Now, it may be his time to be a mentor to the next generation of c-store executives. Jim Weber, chief marketing officer, came to Spinx from the grocery business two years ago and is looking forward to learning the business from one of its leaders.

"Stewart has a long history of knowing what to do and what not to do. He keeps people on target through his experience. He brings sage and wisdom to the table," Weber said.

So what now? Will there be another shrimp boat in Spinks' future? Maybe not a shrimp boat, but the licensed pilot and avid flyer does not rule out another airplane — he has four already.

"This business is still stimulating. I try to put myself looking into the company, keeping my hands out of it and let others do things," Spinks said. "Life is good; it is indeed. But I am like Satchel Paige, I don't want to look back because someone may be gaining on me."

"He has very high energy, is fast to change things and try something new, and a little restless with keeping things the way they are."

— Steve Spinks, son and president,

The Spinx Co.

All in the Family

When asked when he first entered his father's business, Jeff Spinks jokingly recounts a time when he worked behind the cash register in the third grade. While he laughed at the memory, anyone can tell you that the Spinks family puts the "family" in family business.

"The business became a part of the fabric of our life growing up," Jeff said.

Just ask his children and you will know, undoubtedly, that Stewart Spinks could not have done it without his wife Martha. "My dad was very fortunate because my mom did everything she could to help him with his dream to have a successful business," Jeff said. "She deserves just as much credit. She worked in the business, but also allowed him to work as many hours as he needed to be successful."

Steve Spinks agrees. "Growing up [my dad] and my mom definitely worked a lot. They built a loft above the office for my brother Jeff and I," he remembered. "And it wasn't unusual for us to go to the stores together. We would clean, sweep, bag ice and front the cooler while dad was doing paperwork or paying the bills. Looking back, it was a lot of fun, but I'm not so sure how much I enjoyed it at the time."

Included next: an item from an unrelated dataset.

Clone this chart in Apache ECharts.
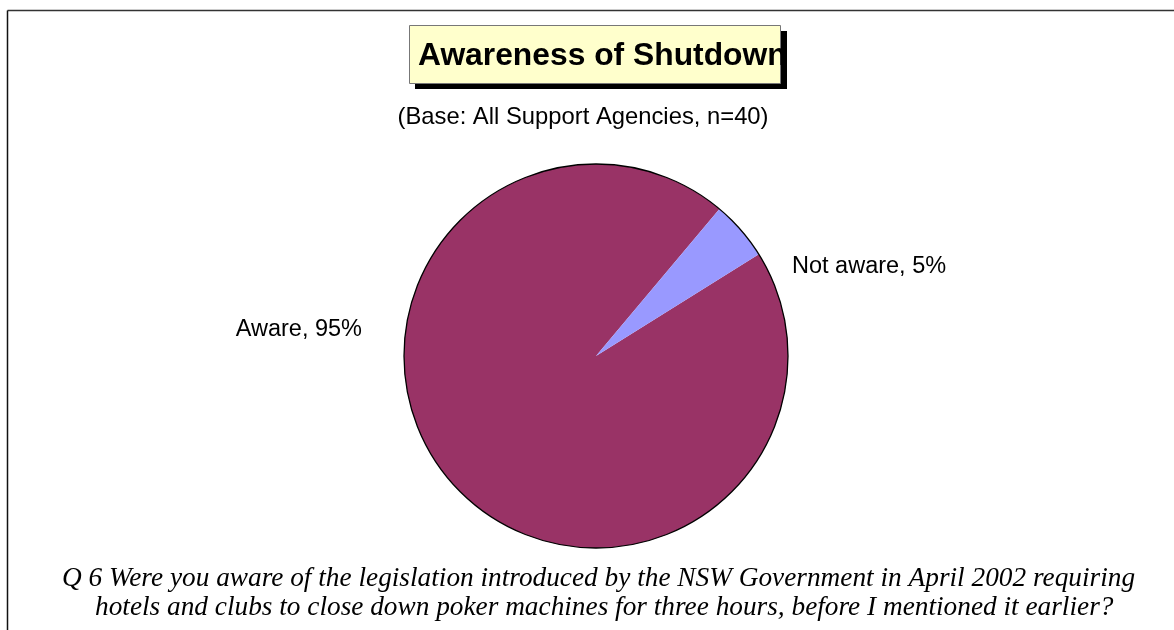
<!DOCTYPE html>
<html>
<head>
<meta charset="utf-8">
<style>
  html, body { margin: 0; padding: 0; background: #fff; }
  #chart { width: 1174px; height: 630px; }
</style>
<script src="https://cdn.jsdelivr.net/npm/echarts@6/dist/echarts.min.js"></script>
</head>
<body>
<div id="chart"></div>
<script>
// Survey responses (percent of support agencies)
const categories = ['Aware', 'Not aware'];
const values = [95, 5];
const sliceColors = ['#993366', '#9999FF'];

const titleText = 'Awareness of Shutdown';
const subtitleText = '(Base: All Support Agencies, n=40)';
const questionLines = [
  'Q 6 Were you aware of the legislation introduced by the NSW Government in April 2002 requiring',
  'hotels and clubs to close down poker machines for three hours, before I mentioned it earlier?'
];

const chart = echarts.init(document.getElementById('chart'), null, { renderer: 'canvas' });

const sans = '"Liberation Sans", Arial, sans-serif';
const serif = '"Liberation Serif", "Times New Roman", serif';

const pieData = categories.map((name, i) => ({
  name: name,
  value: values[i],
  itemStyle: { color: sliceColors[i] }
}));

chart.setOption({
  animation: false,
  backgroundColor: '#ffffff',
  graphic: [
    // page frame (top and left rules)
    { type: 'line', shape: { x1: 7.5, y1: 10.5, x2: 1174, y2: 10.5 }, style: { stroke: '#333', lineWidth: 1.5 } },
    { type: 'line', shape: { x1: 7.5, y1: 10.5, x2: 7.5, y2: 630 }, style: { stroke: '#111', lineWidth: 1.5 } },
    // title box with drop shadow
    { type: 'rect', shape: { x: 415, y: 31, width: 372, height: 58 }, style: { fill: '#000' } },
    { type: 'rect', shape: { x: 409.5, y: 25.5, width: 371, height: 58 }, style: { fill: '#FFFFCC', stroke: '#777', lineWidth: 1 } },
    { type: 'text', x: 418, y: 56, z: 5, style: { text: titleText, font: 'bold 31.8px ' + sans, fill: '#000', align: 'left', verticalAlign: 'middle' } },
    { type: 'text', x: 583, y: 117, style: { text: subtitleText, font: '23.8px ' + sans, fill: '#000', align: 'center', verticalAlign: 'middle' } },
    { type: 'text', x: 62, y: 579, style: { text: questionLines[0], font: 'italic 27.3px ' + serif, fill: '#000', align: 'left', verticalAlign: 'middle' } },
    { type: 'text', x: 95, y: 608, style: { text: questionLines[1], font: 'italic 27.3px ' + serif, fill: '#000', align: 'left', verticalAlign: 'middle' } }
  ],
  series: [
    {
      type: 'pie',
      center: [596, 356],
      radius: 192,
      startAngle: 32,
      clockwise: true,
      silent: true,
      data: pieData,
      itemStyle: { borderWidth: 0 },
      label: {
        show: true,
        position: 'outside',
        formatter: p => p.name + ', ' + p.value + '%',
        fontFamily: sans,
        fontSize: 23.5,
        color: '#000'
      },
      labelLine: { show: false },
      labelLayout: function (params) {
        if (params.dataIndex === 0) {
          return { x: 362, y: 330, align: 'right', verticalAlign: 'middle' };
        }
        return { x: 792, y: 267, align: 'left', verticalAlign: 'middle' };
      }
    },
    {
      // outer outline of the pie
      type: 'pie',
      center: [596, 356],
      radius: 192,
      silent: true,
      z: 3,
      data: [{ value: 1, name: 'outline' }],
      itemStyle: { color: 'rgba(0,0,0,0)', borderColor: '#000', borderWidth: 1.3 },
      label: { show: false },
      labelLine: { show: false }
    }
  ]
});
</script>
</body>
</html>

Steve came to work for The Spinx Co. right out of college. With a philosophy degree hanging on his wall, his plan was to eventually go to law school. But you know what they say about the best laid plans. Steve liked working in the family business and is now glad the law school route never worked out.

As president of the company, Steve has some big shoes to fill. "My father is a great entrepreneur and founder," he said. "The challenge for me is not to repeat what he has done, but to help the company get to the next level, move it from an entrepreneurial company to a professional company with the entrepreneurial spirit."

Jeff and youngest son Whitney are also working to bring the family business to the next level. Jeff is a real estate specialist for the business' real estate arm, Enigma Corp., and Whitney is category manager for Spinx Fresh on the Go.

And the family connections do not stop there. Remember Charlie Paige, Stewart Spinks' first employee at his heating oil business? He had a son Eric who had a daughter named Allison. Today, Allison is known as Allison Paige Spinks, Steve's wife. The couple just celebrated the birth of their third child on Sept. 15.

With nine grandchildren, a future Spinx president may be waiting in the wings. "My eight-year-old grandson Harper comes in with a shirt and tie," Spinks said. "So I think I have some grandchildren that might want to come into the business."

But no one will ever truly replace Stewart Spinks. "I can't replace my father. He is a unique, special guy," Steve added.